- What is asked
Repeat the material exactly from its first line to the line that includes "plt.rcParams['mathtext.bf'] = 'Liberation". Skip pictures.

- Data provided

____

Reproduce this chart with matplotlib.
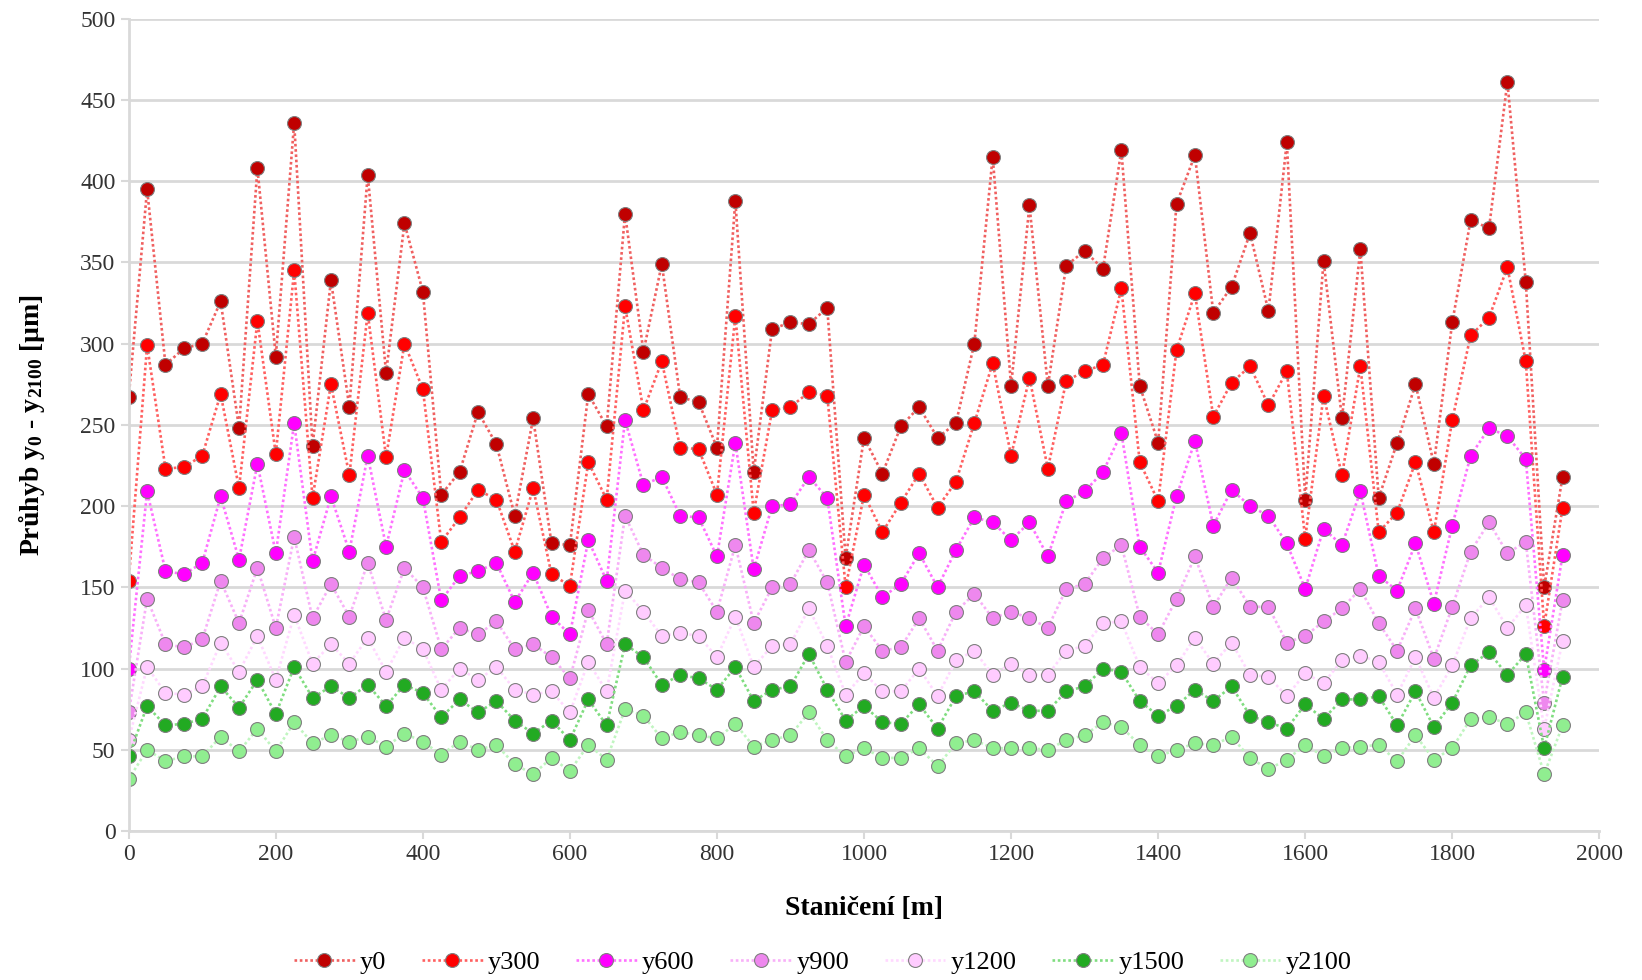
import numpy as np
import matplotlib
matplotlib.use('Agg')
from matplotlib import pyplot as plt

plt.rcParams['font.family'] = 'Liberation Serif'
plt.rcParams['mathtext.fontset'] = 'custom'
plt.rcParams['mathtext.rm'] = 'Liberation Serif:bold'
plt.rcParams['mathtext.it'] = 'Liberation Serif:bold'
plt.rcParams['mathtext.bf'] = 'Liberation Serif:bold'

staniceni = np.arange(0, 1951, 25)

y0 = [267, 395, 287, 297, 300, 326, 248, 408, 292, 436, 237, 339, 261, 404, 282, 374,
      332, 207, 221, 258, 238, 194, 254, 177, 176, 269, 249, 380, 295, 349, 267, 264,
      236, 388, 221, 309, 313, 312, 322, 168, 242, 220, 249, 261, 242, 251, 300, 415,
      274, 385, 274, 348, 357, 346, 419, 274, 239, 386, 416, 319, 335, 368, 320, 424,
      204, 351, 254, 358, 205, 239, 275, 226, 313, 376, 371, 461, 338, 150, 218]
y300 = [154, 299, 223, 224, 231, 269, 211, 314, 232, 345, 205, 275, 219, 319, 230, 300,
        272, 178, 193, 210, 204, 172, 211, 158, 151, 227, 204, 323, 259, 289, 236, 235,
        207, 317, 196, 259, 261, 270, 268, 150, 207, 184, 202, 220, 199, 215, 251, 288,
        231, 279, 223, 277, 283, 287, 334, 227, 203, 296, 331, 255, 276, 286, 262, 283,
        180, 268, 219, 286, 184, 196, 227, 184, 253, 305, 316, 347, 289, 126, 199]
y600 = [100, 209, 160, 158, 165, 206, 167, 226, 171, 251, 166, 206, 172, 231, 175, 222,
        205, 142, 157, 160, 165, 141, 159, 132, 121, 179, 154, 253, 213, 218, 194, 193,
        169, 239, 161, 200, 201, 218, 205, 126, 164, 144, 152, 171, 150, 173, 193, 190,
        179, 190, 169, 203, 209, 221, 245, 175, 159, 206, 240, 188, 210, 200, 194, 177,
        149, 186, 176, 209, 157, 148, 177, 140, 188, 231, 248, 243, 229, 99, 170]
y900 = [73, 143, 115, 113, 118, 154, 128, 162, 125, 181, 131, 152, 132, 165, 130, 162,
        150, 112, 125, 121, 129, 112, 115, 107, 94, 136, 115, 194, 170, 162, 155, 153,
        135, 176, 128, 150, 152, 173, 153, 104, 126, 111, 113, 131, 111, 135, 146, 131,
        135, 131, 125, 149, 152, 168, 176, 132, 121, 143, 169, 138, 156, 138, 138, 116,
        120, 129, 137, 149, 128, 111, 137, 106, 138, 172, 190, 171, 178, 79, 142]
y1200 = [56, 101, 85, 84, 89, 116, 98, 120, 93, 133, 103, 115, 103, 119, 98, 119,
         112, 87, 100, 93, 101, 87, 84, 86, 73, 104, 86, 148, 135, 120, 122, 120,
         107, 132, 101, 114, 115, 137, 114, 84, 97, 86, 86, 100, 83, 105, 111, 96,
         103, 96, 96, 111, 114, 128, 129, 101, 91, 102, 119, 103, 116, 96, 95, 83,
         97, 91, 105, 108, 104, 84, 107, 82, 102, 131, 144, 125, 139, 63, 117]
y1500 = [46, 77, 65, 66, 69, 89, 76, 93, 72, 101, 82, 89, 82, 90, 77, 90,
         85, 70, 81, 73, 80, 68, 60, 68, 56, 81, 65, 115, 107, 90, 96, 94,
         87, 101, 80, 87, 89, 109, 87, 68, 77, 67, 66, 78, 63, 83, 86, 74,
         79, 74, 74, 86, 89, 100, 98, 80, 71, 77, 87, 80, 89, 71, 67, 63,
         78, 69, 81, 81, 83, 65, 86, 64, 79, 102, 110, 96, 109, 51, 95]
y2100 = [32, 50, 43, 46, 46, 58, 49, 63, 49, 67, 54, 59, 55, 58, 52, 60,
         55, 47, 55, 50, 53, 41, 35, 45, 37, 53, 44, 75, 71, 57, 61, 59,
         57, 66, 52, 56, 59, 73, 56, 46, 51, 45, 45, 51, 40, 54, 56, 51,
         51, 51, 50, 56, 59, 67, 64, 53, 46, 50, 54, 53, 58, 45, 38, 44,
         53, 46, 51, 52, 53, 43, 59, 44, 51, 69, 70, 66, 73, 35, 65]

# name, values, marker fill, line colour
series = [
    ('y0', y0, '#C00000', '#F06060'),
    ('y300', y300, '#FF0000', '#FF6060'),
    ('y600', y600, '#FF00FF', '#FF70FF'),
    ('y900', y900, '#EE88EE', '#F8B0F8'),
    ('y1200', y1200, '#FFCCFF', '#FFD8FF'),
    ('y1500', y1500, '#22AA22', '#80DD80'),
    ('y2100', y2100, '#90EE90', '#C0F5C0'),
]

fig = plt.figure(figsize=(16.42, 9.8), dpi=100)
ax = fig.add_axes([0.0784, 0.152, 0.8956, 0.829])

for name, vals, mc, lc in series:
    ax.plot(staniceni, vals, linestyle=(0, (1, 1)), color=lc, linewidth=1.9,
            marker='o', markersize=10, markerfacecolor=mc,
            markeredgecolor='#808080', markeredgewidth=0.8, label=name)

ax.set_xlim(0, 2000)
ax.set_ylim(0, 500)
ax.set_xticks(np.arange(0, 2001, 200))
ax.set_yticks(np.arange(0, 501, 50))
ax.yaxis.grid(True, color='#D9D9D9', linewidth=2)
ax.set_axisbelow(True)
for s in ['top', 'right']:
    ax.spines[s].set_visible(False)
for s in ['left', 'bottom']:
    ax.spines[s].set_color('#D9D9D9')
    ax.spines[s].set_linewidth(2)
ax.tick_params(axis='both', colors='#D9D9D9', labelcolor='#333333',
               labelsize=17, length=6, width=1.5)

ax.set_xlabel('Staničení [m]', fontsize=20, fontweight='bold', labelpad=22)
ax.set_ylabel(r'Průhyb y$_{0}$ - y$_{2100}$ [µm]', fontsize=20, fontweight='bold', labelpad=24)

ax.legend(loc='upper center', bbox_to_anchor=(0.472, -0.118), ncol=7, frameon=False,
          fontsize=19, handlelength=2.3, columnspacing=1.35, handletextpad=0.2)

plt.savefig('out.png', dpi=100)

____

- Correct response
Reproduce this chart with matplotlib.
import numpy as np
import matplotlib
matplotlib.use('Agg')
from matplotlib import pyplot as plt

plt.rcParams['font.family'] = 'Liberation Serif'
plt.rcParams['mathtext.fontset'] = 'custom'
plt.rcParams['mathtext.rm'] = 'Liberation Serif:bold'
plt.rcParams['mathtext.it'] = 'Liberation Serif:bold'
plt.rcParams['mathtext.bf'] = 'Liberation Serif:bold'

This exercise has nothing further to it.